### Data lines

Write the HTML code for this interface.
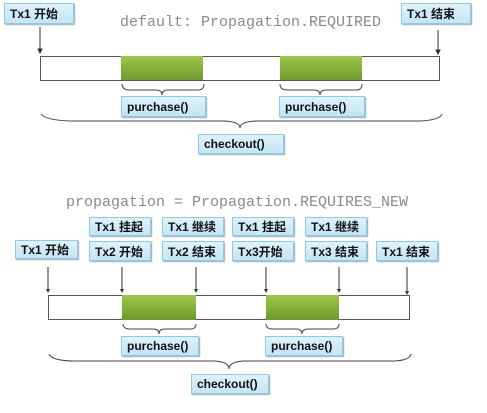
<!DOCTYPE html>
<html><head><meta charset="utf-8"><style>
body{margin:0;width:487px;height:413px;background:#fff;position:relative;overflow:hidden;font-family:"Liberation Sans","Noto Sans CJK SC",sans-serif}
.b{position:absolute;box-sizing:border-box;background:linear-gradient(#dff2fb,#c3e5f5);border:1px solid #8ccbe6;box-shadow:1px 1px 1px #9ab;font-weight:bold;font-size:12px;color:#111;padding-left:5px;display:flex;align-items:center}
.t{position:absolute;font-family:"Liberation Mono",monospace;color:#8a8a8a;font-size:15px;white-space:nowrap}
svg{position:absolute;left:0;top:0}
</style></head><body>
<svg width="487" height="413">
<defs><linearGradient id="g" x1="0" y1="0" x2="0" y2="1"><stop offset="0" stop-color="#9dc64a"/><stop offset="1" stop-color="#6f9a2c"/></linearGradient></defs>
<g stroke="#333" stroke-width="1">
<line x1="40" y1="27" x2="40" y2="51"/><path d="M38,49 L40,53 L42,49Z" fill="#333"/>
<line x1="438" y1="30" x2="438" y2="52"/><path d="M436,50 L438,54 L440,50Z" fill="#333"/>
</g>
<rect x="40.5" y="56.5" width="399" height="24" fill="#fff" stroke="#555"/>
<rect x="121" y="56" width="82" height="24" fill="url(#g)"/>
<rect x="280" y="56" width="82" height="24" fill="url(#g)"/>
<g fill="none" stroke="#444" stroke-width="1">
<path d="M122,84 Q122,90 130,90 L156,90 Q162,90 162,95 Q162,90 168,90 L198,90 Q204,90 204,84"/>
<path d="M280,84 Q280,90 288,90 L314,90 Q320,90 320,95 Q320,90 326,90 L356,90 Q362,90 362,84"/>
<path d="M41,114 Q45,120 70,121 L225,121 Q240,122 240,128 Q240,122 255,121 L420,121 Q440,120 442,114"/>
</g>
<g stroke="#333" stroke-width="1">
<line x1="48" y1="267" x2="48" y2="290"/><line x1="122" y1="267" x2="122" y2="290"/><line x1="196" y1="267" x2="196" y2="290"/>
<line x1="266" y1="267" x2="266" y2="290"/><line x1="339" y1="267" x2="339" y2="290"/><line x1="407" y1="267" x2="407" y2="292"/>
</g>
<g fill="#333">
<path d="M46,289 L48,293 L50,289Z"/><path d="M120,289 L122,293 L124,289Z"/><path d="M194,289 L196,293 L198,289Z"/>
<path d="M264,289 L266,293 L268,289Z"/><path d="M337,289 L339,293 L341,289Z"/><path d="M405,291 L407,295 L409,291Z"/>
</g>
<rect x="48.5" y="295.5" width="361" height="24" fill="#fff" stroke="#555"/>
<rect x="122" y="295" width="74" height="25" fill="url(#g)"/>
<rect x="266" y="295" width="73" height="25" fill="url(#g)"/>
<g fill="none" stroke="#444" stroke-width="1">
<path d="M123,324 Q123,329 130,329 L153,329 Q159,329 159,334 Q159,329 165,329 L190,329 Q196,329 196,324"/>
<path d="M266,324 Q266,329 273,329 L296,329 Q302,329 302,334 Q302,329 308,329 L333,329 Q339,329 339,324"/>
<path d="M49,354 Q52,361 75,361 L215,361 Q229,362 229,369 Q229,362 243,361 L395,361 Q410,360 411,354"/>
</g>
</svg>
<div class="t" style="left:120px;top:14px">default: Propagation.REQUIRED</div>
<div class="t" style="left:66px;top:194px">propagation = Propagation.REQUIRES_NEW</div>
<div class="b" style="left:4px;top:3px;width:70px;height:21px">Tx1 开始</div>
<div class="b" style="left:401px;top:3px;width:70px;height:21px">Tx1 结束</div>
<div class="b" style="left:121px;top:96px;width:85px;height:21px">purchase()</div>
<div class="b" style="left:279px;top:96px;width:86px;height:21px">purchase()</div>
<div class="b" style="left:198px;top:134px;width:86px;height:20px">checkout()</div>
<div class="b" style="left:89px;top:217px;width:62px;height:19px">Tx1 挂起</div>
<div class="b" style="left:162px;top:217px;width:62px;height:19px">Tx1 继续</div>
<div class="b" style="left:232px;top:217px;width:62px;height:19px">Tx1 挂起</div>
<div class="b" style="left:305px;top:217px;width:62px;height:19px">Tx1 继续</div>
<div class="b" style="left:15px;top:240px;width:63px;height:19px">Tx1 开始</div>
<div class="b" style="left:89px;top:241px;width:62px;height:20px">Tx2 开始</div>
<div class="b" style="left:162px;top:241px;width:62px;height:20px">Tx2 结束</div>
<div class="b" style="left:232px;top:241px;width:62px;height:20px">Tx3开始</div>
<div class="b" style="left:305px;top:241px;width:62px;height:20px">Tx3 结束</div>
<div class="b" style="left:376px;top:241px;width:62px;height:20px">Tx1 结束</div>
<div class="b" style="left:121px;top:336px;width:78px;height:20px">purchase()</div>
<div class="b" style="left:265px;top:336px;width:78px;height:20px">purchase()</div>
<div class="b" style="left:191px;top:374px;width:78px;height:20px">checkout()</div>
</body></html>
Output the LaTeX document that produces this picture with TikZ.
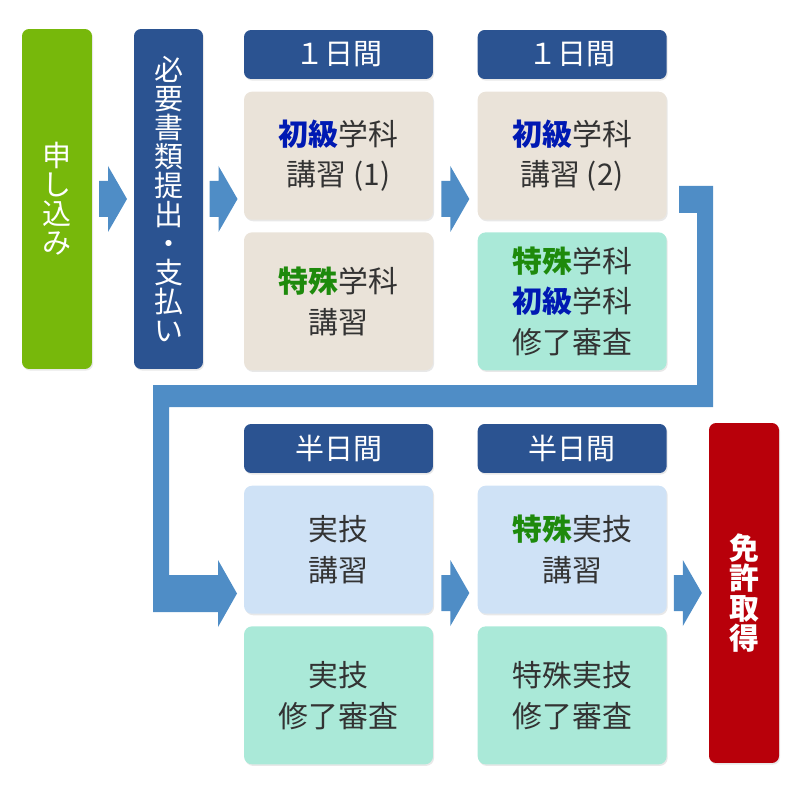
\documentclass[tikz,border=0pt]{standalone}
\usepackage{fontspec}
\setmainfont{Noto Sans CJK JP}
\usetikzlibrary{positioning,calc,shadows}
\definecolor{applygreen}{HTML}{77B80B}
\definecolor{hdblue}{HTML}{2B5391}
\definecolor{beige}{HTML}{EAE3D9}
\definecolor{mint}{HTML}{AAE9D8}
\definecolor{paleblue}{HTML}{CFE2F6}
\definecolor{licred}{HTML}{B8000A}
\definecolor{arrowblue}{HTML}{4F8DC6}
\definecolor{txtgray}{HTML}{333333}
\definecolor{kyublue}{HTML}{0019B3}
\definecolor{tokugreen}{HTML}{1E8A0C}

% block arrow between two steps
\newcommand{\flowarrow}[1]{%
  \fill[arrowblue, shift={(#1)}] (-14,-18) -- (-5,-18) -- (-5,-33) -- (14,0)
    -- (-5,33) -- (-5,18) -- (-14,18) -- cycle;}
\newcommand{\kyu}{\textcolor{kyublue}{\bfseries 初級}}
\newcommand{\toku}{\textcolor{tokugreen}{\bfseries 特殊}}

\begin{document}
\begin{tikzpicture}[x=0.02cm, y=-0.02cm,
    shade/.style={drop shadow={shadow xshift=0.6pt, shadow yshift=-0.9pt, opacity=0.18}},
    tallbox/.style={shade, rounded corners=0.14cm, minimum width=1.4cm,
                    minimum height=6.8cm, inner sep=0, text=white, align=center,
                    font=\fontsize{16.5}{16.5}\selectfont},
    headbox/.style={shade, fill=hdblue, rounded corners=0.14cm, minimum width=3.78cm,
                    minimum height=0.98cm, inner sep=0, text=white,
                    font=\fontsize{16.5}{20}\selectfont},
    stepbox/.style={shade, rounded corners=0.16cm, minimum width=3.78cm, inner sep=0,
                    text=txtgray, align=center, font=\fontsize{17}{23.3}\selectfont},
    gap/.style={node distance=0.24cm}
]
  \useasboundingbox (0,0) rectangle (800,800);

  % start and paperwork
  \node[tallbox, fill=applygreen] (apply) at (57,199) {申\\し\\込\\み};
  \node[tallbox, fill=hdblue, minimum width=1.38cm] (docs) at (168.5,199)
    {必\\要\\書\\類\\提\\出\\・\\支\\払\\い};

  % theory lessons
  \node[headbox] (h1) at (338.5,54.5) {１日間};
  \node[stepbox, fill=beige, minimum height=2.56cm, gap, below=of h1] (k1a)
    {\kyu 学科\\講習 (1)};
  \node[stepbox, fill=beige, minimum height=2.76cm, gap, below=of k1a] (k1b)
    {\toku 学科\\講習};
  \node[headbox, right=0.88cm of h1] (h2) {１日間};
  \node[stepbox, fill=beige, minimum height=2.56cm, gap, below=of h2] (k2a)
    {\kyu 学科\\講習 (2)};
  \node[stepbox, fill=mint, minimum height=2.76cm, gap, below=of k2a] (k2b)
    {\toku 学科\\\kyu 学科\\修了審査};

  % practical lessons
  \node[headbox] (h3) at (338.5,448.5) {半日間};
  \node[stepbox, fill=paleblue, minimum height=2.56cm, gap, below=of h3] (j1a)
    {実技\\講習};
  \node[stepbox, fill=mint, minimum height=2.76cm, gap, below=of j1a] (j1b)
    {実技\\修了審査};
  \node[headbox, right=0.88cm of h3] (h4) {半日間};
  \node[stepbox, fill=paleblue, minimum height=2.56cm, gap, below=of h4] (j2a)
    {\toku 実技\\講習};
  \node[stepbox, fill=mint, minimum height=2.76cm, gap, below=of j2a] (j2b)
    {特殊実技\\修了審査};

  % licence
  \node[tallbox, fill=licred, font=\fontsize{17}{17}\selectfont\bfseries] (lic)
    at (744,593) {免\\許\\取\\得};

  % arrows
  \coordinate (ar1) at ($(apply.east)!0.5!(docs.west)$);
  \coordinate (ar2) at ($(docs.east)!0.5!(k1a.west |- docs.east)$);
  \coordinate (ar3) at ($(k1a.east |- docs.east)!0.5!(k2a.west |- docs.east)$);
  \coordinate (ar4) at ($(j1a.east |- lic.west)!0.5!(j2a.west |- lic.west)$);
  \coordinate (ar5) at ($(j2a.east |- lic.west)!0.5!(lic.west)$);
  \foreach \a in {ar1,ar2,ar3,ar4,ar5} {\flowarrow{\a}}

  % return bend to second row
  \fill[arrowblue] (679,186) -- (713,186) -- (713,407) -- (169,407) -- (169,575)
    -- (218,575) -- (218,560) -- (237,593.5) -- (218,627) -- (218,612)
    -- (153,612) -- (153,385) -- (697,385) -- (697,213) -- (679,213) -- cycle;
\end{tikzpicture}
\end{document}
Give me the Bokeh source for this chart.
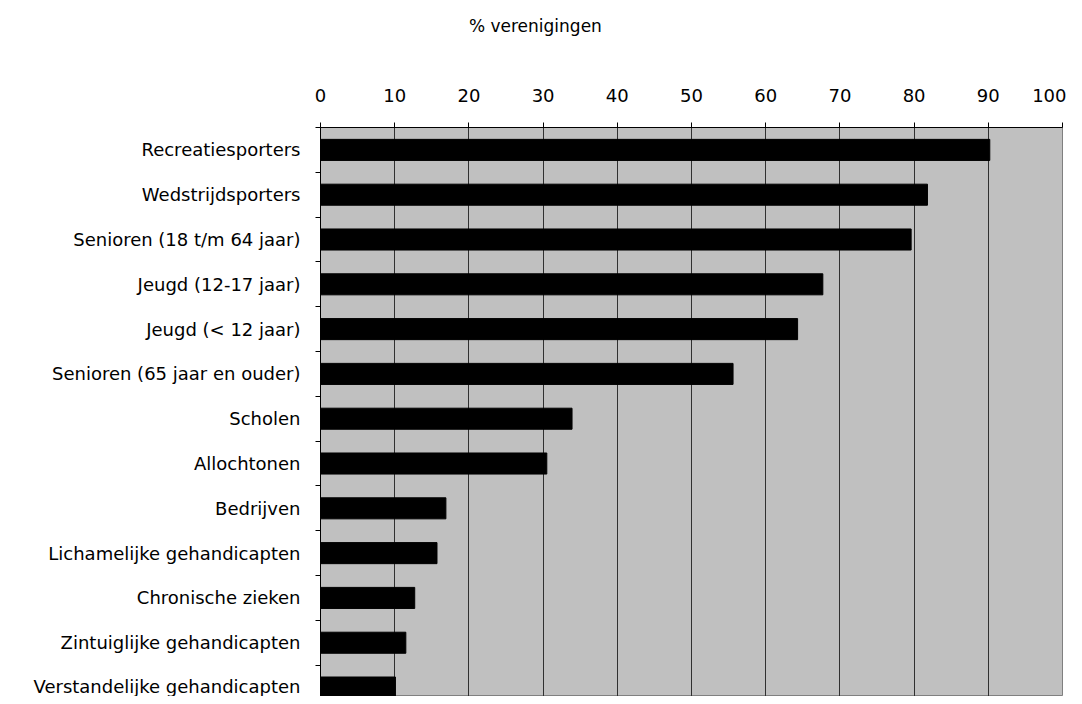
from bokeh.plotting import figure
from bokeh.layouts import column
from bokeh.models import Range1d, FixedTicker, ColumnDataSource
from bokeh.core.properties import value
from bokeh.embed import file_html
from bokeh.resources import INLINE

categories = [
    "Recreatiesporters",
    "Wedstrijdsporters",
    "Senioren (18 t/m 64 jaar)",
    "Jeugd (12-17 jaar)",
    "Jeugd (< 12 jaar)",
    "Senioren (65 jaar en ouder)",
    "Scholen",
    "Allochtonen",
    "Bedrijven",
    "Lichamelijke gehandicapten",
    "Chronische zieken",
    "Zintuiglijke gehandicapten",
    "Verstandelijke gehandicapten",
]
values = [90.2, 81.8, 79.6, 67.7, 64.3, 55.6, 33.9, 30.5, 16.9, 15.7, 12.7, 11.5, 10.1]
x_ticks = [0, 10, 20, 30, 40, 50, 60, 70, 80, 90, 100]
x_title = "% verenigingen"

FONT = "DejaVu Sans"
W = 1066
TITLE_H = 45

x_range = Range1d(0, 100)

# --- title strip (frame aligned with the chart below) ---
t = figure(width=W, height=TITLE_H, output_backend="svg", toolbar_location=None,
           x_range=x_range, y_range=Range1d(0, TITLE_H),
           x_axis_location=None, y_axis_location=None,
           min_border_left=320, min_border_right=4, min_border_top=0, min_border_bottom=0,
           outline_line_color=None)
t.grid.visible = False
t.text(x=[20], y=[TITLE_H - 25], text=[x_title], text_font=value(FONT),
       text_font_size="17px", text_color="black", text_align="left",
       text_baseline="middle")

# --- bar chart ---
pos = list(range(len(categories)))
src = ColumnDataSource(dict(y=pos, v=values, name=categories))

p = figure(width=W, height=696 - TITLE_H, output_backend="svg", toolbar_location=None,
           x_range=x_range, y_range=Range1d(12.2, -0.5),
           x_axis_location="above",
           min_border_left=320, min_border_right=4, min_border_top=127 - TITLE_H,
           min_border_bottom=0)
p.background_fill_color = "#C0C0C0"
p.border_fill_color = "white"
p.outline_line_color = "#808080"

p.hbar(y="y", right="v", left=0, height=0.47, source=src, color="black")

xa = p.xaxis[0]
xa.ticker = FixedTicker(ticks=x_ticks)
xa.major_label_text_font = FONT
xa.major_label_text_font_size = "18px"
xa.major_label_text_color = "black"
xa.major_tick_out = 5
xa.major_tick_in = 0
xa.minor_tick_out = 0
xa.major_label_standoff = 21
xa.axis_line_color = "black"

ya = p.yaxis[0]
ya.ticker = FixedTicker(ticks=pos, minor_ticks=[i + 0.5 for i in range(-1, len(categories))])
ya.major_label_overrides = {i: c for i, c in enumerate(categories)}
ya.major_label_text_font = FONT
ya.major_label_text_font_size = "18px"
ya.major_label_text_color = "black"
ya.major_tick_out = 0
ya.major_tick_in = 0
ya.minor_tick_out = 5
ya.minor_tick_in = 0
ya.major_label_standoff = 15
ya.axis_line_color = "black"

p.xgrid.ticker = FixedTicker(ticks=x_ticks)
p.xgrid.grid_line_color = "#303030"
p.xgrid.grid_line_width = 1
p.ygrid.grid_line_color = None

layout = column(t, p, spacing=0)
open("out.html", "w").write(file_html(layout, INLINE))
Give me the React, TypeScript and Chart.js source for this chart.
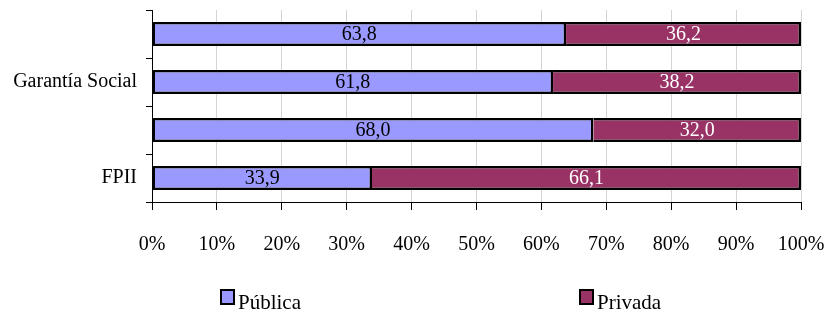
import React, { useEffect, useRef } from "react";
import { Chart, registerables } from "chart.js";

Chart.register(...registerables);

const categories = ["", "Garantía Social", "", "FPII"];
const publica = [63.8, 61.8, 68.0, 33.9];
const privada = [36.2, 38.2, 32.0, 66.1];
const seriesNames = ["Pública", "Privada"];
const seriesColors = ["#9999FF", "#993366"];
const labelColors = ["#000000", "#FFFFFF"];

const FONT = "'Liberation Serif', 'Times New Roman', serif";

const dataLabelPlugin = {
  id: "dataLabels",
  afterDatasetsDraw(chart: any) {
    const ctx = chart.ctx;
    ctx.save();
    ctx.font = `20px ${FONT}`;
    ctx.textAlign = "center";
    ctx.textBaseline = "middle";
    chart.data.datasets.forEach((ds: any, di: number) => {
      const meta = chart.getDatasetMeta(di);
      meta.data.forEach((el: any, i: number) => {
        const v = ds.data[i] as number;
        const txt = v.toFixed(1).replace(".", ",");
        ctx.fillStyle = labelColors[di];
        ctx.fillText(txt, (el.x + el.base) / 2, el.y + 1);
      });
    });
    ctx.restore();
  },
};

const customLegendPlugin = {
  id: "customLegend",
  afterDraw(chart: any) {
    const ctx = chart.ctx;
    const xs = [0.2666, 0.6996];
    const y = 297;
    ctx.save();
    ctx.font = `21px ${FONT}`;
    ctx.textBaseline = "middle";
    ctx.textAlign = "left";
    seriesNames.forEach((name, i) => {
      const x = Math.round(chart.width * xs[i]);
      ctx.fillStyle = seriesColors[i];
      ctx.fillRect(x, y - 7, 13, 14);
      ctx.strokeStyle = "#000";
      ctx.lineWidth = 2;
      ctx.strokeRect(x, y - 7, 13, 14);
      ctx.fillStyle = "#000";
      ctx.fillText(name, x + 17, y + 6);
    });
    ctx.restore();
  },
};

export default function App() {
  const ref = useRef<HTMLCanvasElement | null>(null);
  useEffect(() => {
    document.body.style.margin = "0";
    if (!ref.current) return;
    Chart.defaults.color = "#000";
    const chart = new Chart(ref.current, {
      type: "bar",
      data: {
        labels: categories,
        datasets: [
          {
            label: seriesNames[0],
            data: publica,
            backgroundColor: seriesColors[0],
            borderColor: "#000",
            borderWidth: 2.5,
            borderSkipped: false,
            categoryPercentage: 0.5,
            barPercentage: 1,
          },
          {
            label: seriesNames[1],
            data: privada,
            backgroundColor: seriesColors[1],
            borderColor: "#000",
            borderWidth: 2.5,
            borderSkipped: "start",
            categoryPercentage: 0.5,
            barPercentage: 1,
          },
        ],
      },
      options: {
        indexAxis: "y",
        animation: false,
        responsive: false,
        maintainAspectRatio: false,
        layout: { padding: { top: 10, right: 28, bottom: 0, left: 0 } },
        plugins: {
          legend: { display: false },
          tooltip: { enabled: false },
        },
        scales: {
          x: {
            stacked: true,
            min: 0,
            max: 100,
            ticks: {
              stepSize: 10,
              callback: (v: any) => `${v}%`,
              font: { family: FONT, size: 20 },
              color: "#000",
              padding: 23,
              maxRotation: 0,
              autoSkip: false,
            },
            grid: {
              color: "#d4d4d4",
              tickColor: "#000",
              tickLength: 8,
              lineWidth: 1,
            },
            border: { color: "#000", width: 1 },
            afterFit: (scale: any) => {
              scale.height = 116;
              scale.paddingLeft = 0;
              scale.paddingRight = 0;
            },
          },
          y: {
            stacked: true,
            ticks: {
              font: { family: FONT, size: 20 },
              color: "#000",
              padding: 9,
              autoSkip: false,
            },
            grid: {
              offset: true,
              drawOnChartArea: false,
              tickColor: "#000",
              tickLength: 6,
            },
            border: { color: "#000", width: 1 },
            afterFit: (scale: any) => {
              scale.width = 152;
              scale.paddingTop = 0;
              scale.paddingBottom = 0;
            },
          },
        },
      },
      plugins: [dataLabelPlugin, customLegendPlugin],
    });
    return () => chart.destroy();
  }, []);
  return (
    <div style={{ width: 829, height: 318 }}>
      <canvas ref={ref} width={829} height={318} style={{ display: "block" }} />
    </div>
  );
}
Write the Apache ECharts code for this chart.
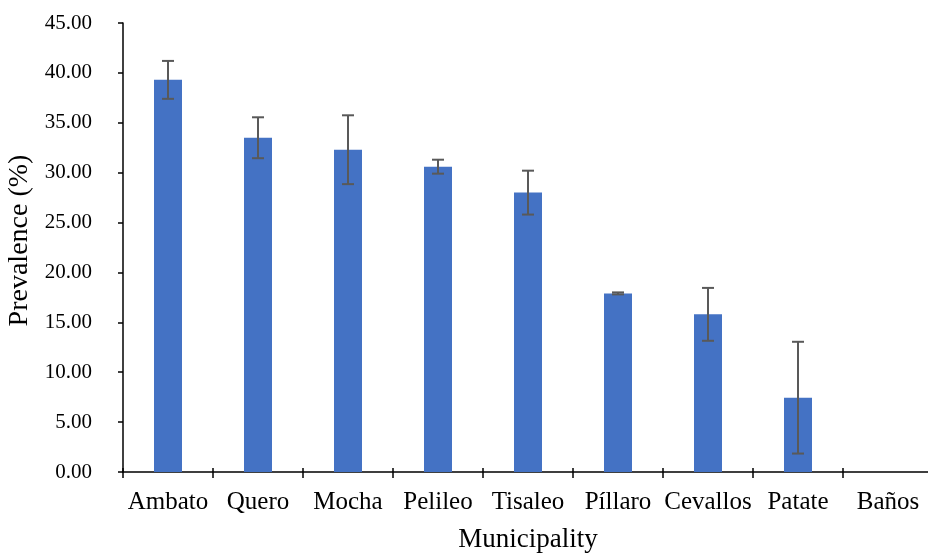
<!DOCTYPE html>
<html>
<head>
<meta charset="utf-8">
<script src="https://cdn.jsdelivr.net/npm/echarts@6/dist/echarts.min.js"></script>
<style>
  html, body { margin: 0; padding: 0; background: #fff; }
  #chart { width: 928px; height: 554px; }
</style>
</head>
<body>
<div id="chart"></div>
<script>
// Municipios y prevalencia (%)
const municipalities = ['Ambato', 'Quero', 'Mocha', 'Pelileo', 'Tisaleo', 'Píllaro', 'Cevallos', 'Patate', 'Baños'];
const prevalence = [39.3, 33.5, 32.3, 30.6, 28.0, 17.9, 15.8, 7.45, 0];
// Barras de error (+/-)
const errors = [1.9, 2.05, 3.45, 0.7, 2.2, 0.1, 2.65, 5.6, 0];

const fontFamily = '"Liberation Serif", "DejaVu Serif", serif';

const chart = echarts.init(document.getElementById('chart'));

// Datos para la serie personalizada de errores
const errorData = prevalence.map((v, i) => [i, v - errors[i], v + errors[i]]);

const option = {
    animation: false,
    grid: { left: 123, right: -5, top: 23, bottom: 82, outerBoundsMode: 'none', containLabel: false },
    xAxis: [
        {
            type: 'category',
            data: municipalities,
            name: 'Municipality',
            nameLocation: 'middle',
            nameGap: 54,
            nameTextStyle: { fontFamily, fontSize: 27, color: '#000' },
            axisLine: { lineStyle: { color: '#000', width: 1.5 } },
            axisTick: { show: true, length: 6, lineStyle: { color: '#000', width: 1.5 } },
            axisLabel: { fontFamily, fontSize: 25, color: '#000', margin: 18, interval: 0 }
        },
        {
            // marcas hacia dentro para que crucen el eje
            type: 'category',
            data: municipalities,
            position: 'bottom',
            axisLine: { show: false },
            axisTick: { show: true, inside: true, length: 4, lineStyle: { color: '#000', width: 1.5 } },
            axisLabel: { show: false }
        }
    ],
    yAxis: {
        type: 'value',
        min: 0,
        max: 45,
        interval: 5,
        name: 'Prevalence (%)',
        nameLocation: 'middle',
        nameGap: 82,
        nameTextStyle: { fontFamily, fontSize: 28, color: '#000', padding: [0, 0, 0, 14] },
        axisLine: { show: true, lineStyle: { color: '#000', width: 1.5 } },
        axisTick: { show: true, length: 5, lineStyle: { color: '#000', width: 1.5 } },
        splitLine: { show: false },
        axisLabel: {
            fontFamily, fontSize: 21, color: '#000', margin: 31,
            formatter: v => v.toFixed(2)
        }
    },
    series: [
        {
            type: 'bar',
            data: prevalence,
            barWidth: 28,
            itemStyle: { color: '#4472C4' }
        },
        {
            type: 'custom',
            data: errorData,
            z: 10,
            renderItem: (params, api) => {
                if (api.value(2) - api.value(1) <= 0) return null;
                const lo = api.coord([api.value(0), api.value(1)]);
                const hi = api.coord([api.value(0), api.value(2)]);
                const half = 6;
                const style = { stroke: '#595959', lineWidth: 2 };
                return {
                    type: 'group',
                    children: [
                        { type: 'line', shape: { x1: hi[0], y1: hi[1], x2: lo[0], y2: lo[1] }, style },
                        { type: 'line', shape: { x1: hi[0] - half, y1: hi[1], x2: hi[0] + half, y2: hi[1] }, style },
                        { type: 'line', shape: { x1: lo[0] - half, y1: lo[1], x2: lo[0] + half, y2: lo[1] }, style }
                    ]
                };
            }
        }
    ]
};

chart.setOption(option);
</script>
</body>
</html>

######

◆ Brief ◆
Scan the material above for the word "with". Copy each line where it occurs.

◆ Completed exercise ◆
Output the LaTeX document that produces this picture with TikZ.
# --- title strip (frame aligned with the chart below) ---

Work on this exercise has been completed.